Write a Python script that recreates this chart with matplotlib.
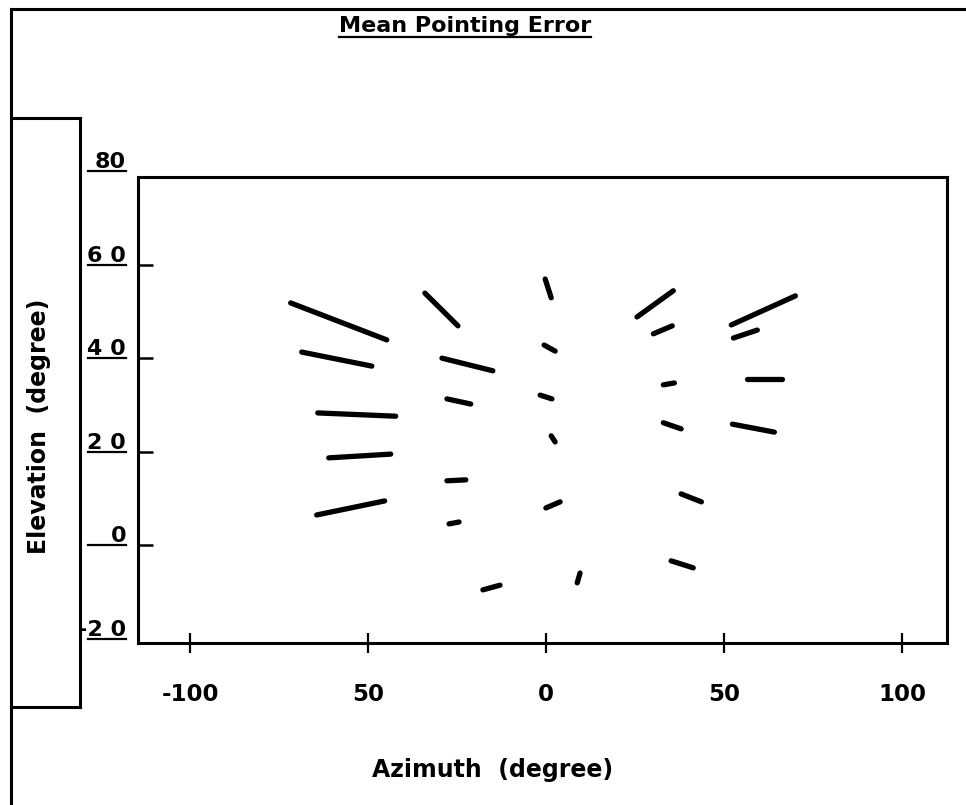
import matplotlib
matplotlib.use("Agg")
import matplotlib.pyplot as plt
import matplotlib.transforms as mtransforms
from matplotlib.lines import Line2D

# mean pointing error segments, start (az, el) -> end (az, el) in degrees
az_start = [-71.8, -68.7, -64.2, -61.1, -64.5,
            -34.1, -29.3, -27.9, -27.9, -27.3, -17.8,
            -0.3, -0.6, -1.7, 1.4, -0.1, 8.7,
            25.5, 30.1, 32.9, 32.9, 37.9, 35.1,
            52.0, 52.6, 56.5, 52.3]
el_start = [51.8, 41.3, 28.3, 18.7, 6.5,
            53.9, 40.0, 31.3, 13.8, 4.6, -9.5,
            56.9, 42.8, 32.1, 23.4, 8.0, -8.0,
            48.8, 45.2, 34.3, 26.2, 11.0, -3.3,
            47.1, 44.3, 35.6, 25.9]
az_end = [-44.8, -49.0, -42.3, -43.7, -45.4,
          -24.8, -15.0, -21.2, -22.6, -24.5, -13.0,
          1.4, 2.5, 1.6, 2.5, 3.9, 9.5,
          35.7, 35.4, 36.0, 37.9, 43.6, 41.3,
          70.0, 59.3, 66.3, 64.1]
el_end = [43.9, 38.3, 27.6, 19.5, 9.5,
          46.9, 37.3, 30.2, 14.0, 5.0, -8.5,
          52.9, 41.5, 31.3, 22.1, 9.3, -5.9,
          54.4, 46.9, 34.7, 24.9, 9.3, -4.8,
          53.3, 46.0, 35.6, 24.2]

x_ticks = [-100, -50, 0, 50, 100]
x_tick_labels = ["-100", "50", "0", "50", "100"]
y_ticks = [80, 60, 40, 20, 0, -20]
y_tick_labels = ["80", "6 0", "4 0", "2 0", "0", "-2 0"]

W, H = 966, 805


def fx(px):
    return px / W


def fy(py):
    return 1 - py / H


fig = plt.figure(figsize=(W / 100, H / 100), dpi=100)
fig.patch.set_facecolor("white")

ax = fig.add_axes([fx(138), fy(643), fx(947) - fx(138), fy(177) - fy(643)])
for a0, e0, a1, e1 in zip(az_start, el_start, az_end, el_end):
    ax.plot([a0, a1], [e0, e1], color="black", lw=3.8, solid_capstyle="round")

ax.set_xlim(-114.7, 112.6)
ax.set_ylim(-20.85, 78.7)
for s in ax.spines.values():
    s.set_linewidth(2.2)

ax.set_xticks(x_ticks)
ax.set_xticklabels(x_tick_labels, fontsize=16.5, fontweight="bold")
ax.tick_params(axis="x", direction="inout", length=14, width=1.6, pad=22)
ax.set_yticks([t for t in y_ticks if 0 <= t <= 60])
ax.tick_params(axis="y", direction="in", length=11, width=1.8, labelleft=False)

# underlined y tick labels outside the axes
trans = mtransforms.blended_transform_factory(ax.transAxes, ax.transData)
ul_left = (88 - 138) / 809
ul_right = (126 - 138) / 809
for val, lab in zip(y_ticks, y_tick_labels):
    t = mtransforms.offset_copy(trans, fig, y=3, units="dots")
    ax.text(ul_right, val, lab, transform=t, ha="right", va="baseline",
            fontsize=16, fontweight="bold", clip_on=False)
    ax.plot([ul_left, ul_right], [val, val], transform=trans, color="black",
            lw=1.6, clip_on=False)

title = fig.text(fx(465), fy(26), "Mean Pointing Error", ha="center", va="center",
                 fontsize=16, fontweight="bold")
fig.text(fx(493), fy(770), "Azimuth  (degree)", ha="center", va="center",
         fontsize=17, fontweight="bold")
fig.text(fx(39), fy(426), "Elevation  (degree)", ha="center", va="center",
         rotation=90, fontsize=17, fontweight="bold")

# underline under the title
r = fig.canvas.get_renderer()
bb = title.get_window_extent(renderer=r)
fig.add_artist(Line2D([bb.x0 / W, bb.x1 / W], [fy(37), fy(37)],
                      transform=fig.transFigure, color="black", lw=1.6))

# page frame and the box around the y label
frame = [
    ([11, 966], [9, 9]),
    ([11, 11], [9, 805]),
    ([11, 80], [118, 118]),
    ([80, 80], [118, 707]),
    ([11, 80], [707, 707]),
]
for xs, ys in frame:
    fig.add_artist(Line2D([fx(v) for v in xs], [fy(v) for v in ys],
                          transform=fig.transFigure, color="black", lw=2.2))

fig.savefig("out.png", dpi=100)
====================
§ REQUIREMENTS
Give an exact reproduction of every line, leaving out any picture.

§ FINISHED ANSWER
Write a Python script that recreates this chart with matplotlib.
import matplotlib
matplotlib.use("Agg")
import matplotlib.pyplot as plt
import matplotlib.transforms as mtransforms
from matplotlib.lines import Line2D

# mean pointing error segments, start (az, el) -> end (az, el) in degrees
az_start = [-71.8, -68.7, -64.2, -61.1, -64.5,
            -34.1, -29.3, -27.9, -27.9, -27.3, -17.8,
            -0.3, -0.6, -1.7, 1.4, -0.1, 8.7,
            25.5, 30.1, 32.9, 32.9, 37.9, 35.1,
            52.0, 52.6, 56.5, 52.3]
el_start = [51.8, 41.3, 28.3, 18.7, 6.5,
            53.9, 40.0, 31.3, 13.8, 4.6, -9.5,
            56.9, 42.8, 32.1, 23.4, 8.0, -8.0,
            48.8, 45.2, 34.3, 26.2, 11.0, -3.3,
            47.1, 44.3, 35.6, 25.9]
az_end = [-44.8, -49.0, -42.3, -43.7, -45.4,
          -24.8, -15.0, -21.2, -22.6, -24.5, -13.0,
          1.4, 2.5, 1.6, 2.5, 3.9, 9.5,
          35.7, 35.4, 36.0, 37.9, 43.6, 41.3,
          70.0, 59.3, 66.3, 64.1]
el_end = [43.9, 38.3, 27.6, 19.5, 9.5,
          46.9, 37.3, 30.2, 14.0, 5.0, -8.5,
          52.9, 41.5, 31.3, 22.1, 9.3, -5.9,
          54.4, 46.9, 34.7, 24.9, 9.3, -4.8,
          53.3, 46.0, 35.6, 24.2]

x_ticks = [-100, -50, 0, 50, 100]
x_tick_labels = ["-100", "50", "0", "50", "100"]
y_ticks = [80, 60, 40, 20, 0, -20]
y_tick_labels = ["80", "6 0", "4 0", "2 0", "0", "-2 0"]

W, H = 966, 805


def fx(px):
    return px / W


def fy(py):
    return 1 - py / H


fig = plt.figure(figsize=(W / 100, H / 100), dpi=100)
fig.patch.set_facecolor("white")

ax = fig.add_axes([fx(138), fy(643), fx(947) - fx(138), fy(177) - fy(643)])
for a0, e0, a1, e1 in zip(az_start, el_start, az_end, el_end):
    ax.plot([a0, a1], [e0, e1], color="black", lw=3.8, solid_capstyle="round")

ax.set_xlim(-114.7, 112.6)
ax.set_ylim(-20.85, 78.7)
for s in ax.spines.values():
    s.set_linewidth(2.2)

ax.set_xticks(x_ticks)
ax.set_xticklabels(x_tick_labels, fontsize=16.5, fontweight="bold")
ax.tick_params(axis="x", direction="inout", length=14, width=1.6, pad=22)
ax.set_yticks([t for t in y_ticks if 0 <= t <= 60])
ax.tick_params(axis="y", direction="in", length=11, width=1.8, labelleft=False)

# underlined y tick labels outside the axes
trans = mtransforms.blended_transform_factory(ax.transAxes, ax.transData)
ul_left = (88 - 138) / 809
ul_right = (126 - 138) / 809
for val, lab in zip(y_ticks, y_tick_labels):
    t = mtransforms.offset_copy(trans, fig, y=3, units="dots")
    ax.text(ul_right, val, lab, transform=t, ha="right", va="baseline",
            fontsize=16, fontweight="bold", clip_on=False)
    ax.plot([ul_left, ul_right], [val, val], transform=trans, color="black",
            lw=1.6, clip_on=False)

title = fig.text(fx(465), fy(26), "Mean Pointing Error", ha="center", va="center",
                 fontsize=16, fontweight="bold")
fig.text(fx(493), fy(770), "Azimuth  (degree)", ha="center", va="center",
         fontsize=17, fontweight="bold")
fig.text(fx(39), fy(426), "Elevation  (degree)", ha="center", va="center",
         rotation=90, fontsize=17, fontweight="bold")

# underline under the title
r = fig.canvas.get_renderer()
bb = title.get_window_extent(renderer=r)
fig.add_artist(Line2D([bb.x0 / W, bb.x1 / W], [fy(37), fy(37)],
                      transform=fig.transFigure, color="black", lw=1.6))

# page frame and the box around the y label
frame = [
    ([11, 966], [9, 9]),
    ([11, 11], [9, 805]),
    ([11, 80], [118, 118]),
    ([80, 80], [118, 707]),
    ([11, 80], [707, 707]),
]
for xs, ys in frame:
    fig.add_artist(Line2D([fx(v) for v in xs], [fy(v) for v in ys],
                          transform=fig.transFigure, color="black", lw=2.2))

fig.savefig("out.png", dpi=100)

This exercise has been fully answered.